** Begin **

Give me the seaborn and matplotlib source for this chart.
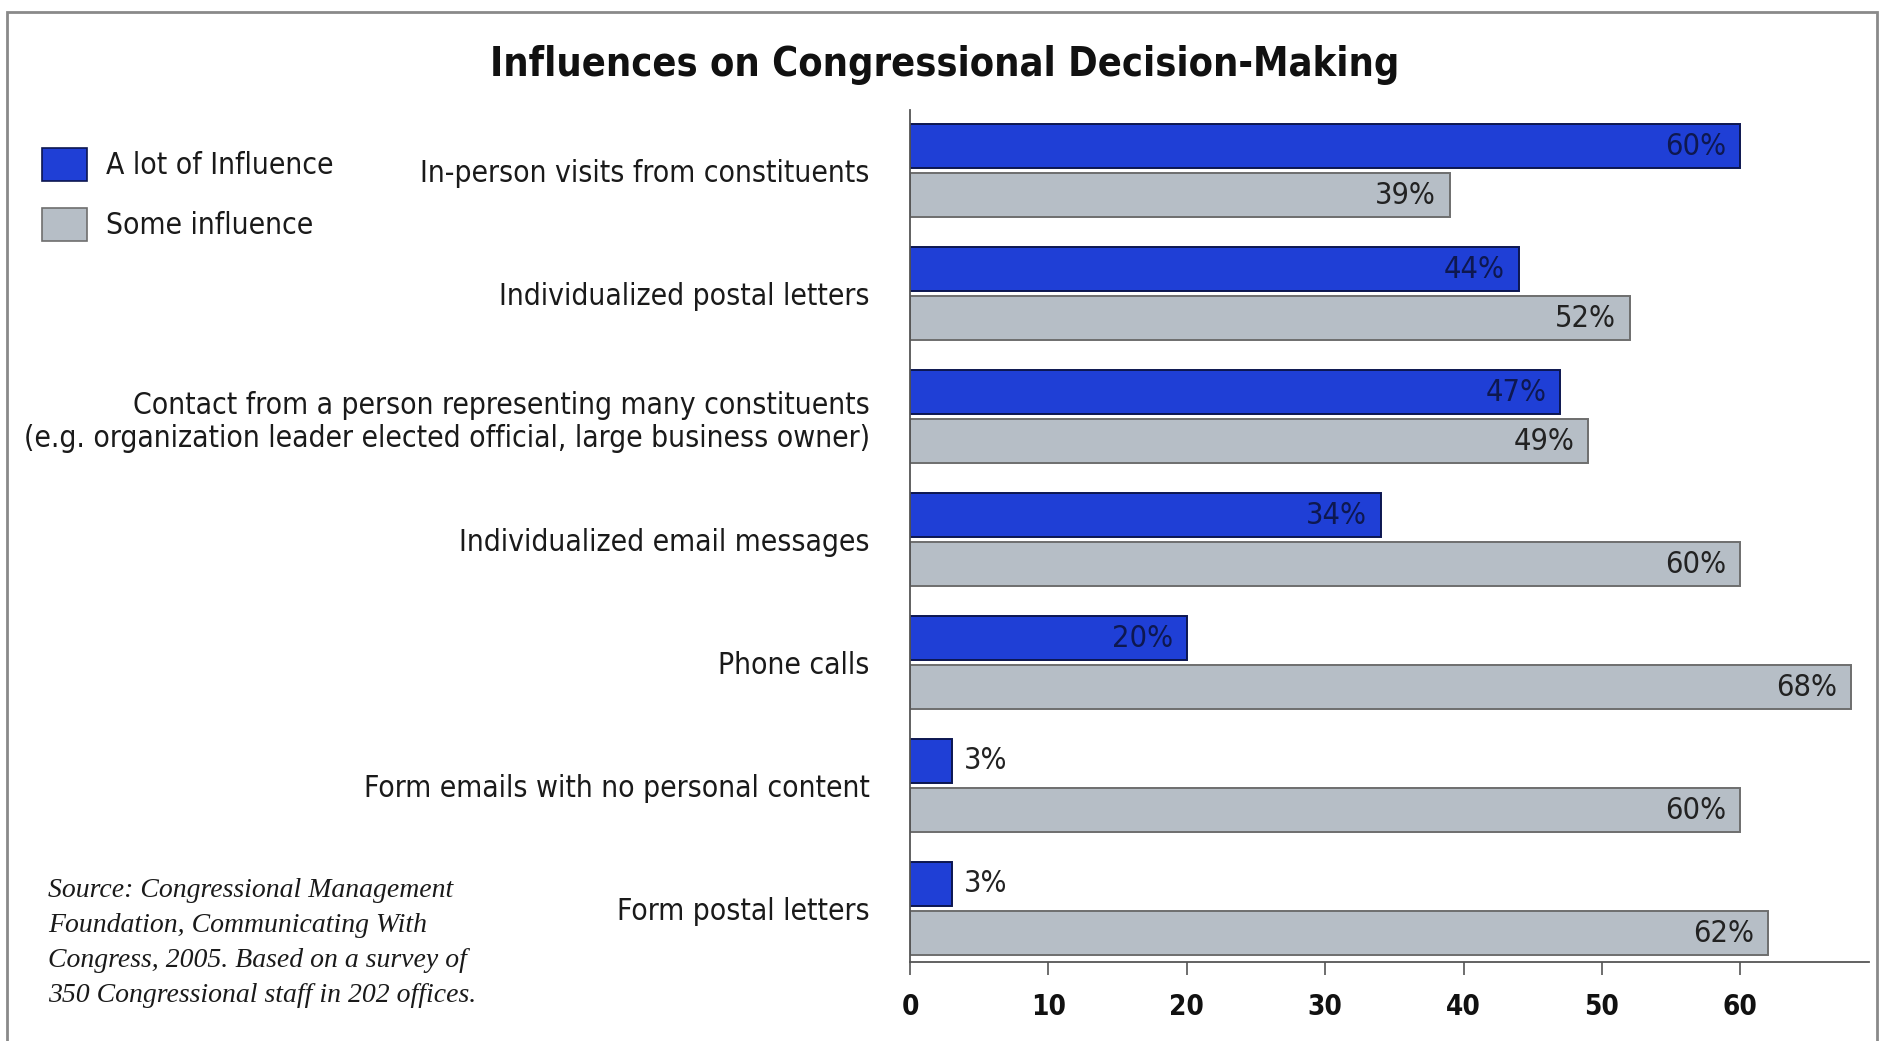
import pandas as pd
import seaborn as sns
import matplotlib.pyplot as plt
from matplotlib import font_manager as fm
from matplotlib.patches import Patch, Rectangle

# Veriler
categories = [
    "In-person visits from constituents",
    "Individualized postal letters",
    "Contact from a person representing many constituents\n"
    "(e.g. organization leader elected official, large business owner)",
    "Individualized email messages",
    "Phone calls",
    "Form emails with no personal content",
    "Form postal letters",
]
a_lot = [60, 44, 47, 34, 20, 3, 3]
some = [39, 52, 49, 60, 68, 60, 62]
levels = ["A lot of Influence", "Some influence"]
x_ticks = [0, 10, 20, 30, 40, 50, 60]

source_text = ("Source: Congressional Management\n"
               "Foundation, Communicating With\n"
               "Congress, 2005. Based on a survey of\n"
               "350 Congressional staff in 202 offices.")

df = pd.DataFrame({
    "category": categories * 2,
    "value": a_lot + some,
    "level": [levels[0]] * len(categories) + [levels[1]] * len(categories),
})

sns.set_theme(style="white")

# dar (condensed) bir yazi tipi varsa onu kullan
names = {f.name for f in fm.fontManager.ttflist}
if "Liberation Sans Narrow" in names:
    FONT, STRETCH = "Liberation Sans Narrow", "normal"
else:
    FONT, STRETCH = "DejaVu Sans", "condensed"
plt.rcParams["font.family"] = [FONT, "DejaVu Sans"]
plt.rcParams["font.stretch"] = STRETCH

blue = "#1f3fd6"
gray = "#b6bec6"
blue_edge = "#0c1650"
gray_edge = "#6e6e6e"

fig = plt.figure(figsize=(18.85, 10.41), dpi=100)
ax = fig.add_axes([0.4828, 0.0759, 0.5087, 0.8184])

sns.barplot(data=df, y="category", x="value", hue="level", orient="h",
            palette=[blue, gray], width=0.8, legend=False, ax=ax,
            saturation=1, errorbar=None)

# cubuklar arasinda ince bosluk
for cont, ec, tc in zip(ax.containers, [blue_edge, gray_edge], ["#0e1850", "#222222"]):
    for bar in cont:
        y0 = bar.get_y()
        h = bar.get_height()
        bar.set_height(h * 0.9)
        bar.set_y(y0 + h * 0.05)
        bar.set_edgecolor(ec)
        bar.set_linewidth(1.4)
        w = bar.get_width()
        yc = bar.get_y() + bar.get_height() / 2
        if w > 10:
            ax.annotate(f"{w:.0f}%", (w, yc), xytext=(-10, 0),
                        textcoords="offset points", ha="right", va="center",
                        fontsize=22, color=tc)
        else:
            ax.annotate(f"{w:.0f}%", (w, yc), xytext=(9, 0),
                        textcoords="offset points", ha="left", va="center",
                        fontsize=22, color="#222222")

ax.set_xlim(0, 69.3)
ax.set_ylim(6.435, -0.494)
ax.set_xticks(x_ticks)
ax.set_xlabel("")
ax.set_ylabel("")
ax.tick_params(axis="y", length=0, pad=29, labelsize=21.5, labelcolor="#1a1a1a")
ax.tick_params(axis="x", bottom=True, length=9, width=1.2, color="#555555",
               direction="out", pad=13, labelsize=20, labelcolor="#111111")
for lbl in ax.get_xticklabels():
    lbl.set_fontweight("bold")
for lbl in ax.get_yticklabels():
    lbl.set_multialignment("right")

for s in ["top", "right"]:
    ax.spines[s].set_visible(False)
for s in ["left", "bottom"]:
    ax.spines[s].set_color("#555555")
    ax.spines[s].set_linewidth(1.3)

fig.text(0.501, 0.938, "Influences on Congressional Decision-Making",
         ha="center", va="center", fontsize=28.5, fontweight="bold", color="#111111")

handles = [Patch(facecolor=blue, edgecolor=blue_edge, linewidth=1.2),
           Patch(facecolor=gray, edgecolor=gray_edge, linewidth=1.2)]
fig.legend(handles, levels, loc="upper left", bbox_to_anchor=(0.0223, 0.858),
           frameon=False, fontsize=21.5, handlelength=1.5, handleheight=1.32,
           handletextpad=0.65, labelspacing=0.9, borderpad=0, borderaxespad=0,
           labelcolor="#1a1a1a")

fig.text(0.0255, 0.157, source_text, ha="left", va="top", fontsize=20,
         family="Liberation Serif", style="italic", stretch="normal",
         linespacing=1.54, color="#1a1a1a")

# dis cerceve
fig.add_artist(Rectangle((0.0037, -0.01), 0.9920, 0.9985, transform=fig.transFigure,
                         fill=False, edgecolor="#8a8a8a", linewidth=2))

fig.savefig("out.png", dpi=100)
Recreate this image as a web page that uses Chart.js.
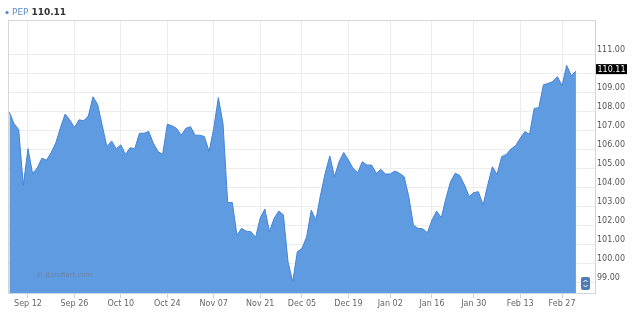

** End **

## Written task
Your task is to repeat the opening line of the entries above and each line after it, ending with the line that has "from matplotlib.patches import". Do not include the pictures.

## Final result
Give me the seaborn and matplotlib source for this chart.
import pandas as pd
import seaborn as sns
import matplotlib.pyplot as plt
from matplotlib import font_manager as fm
from matplotlib.patches import Patch, Rectangle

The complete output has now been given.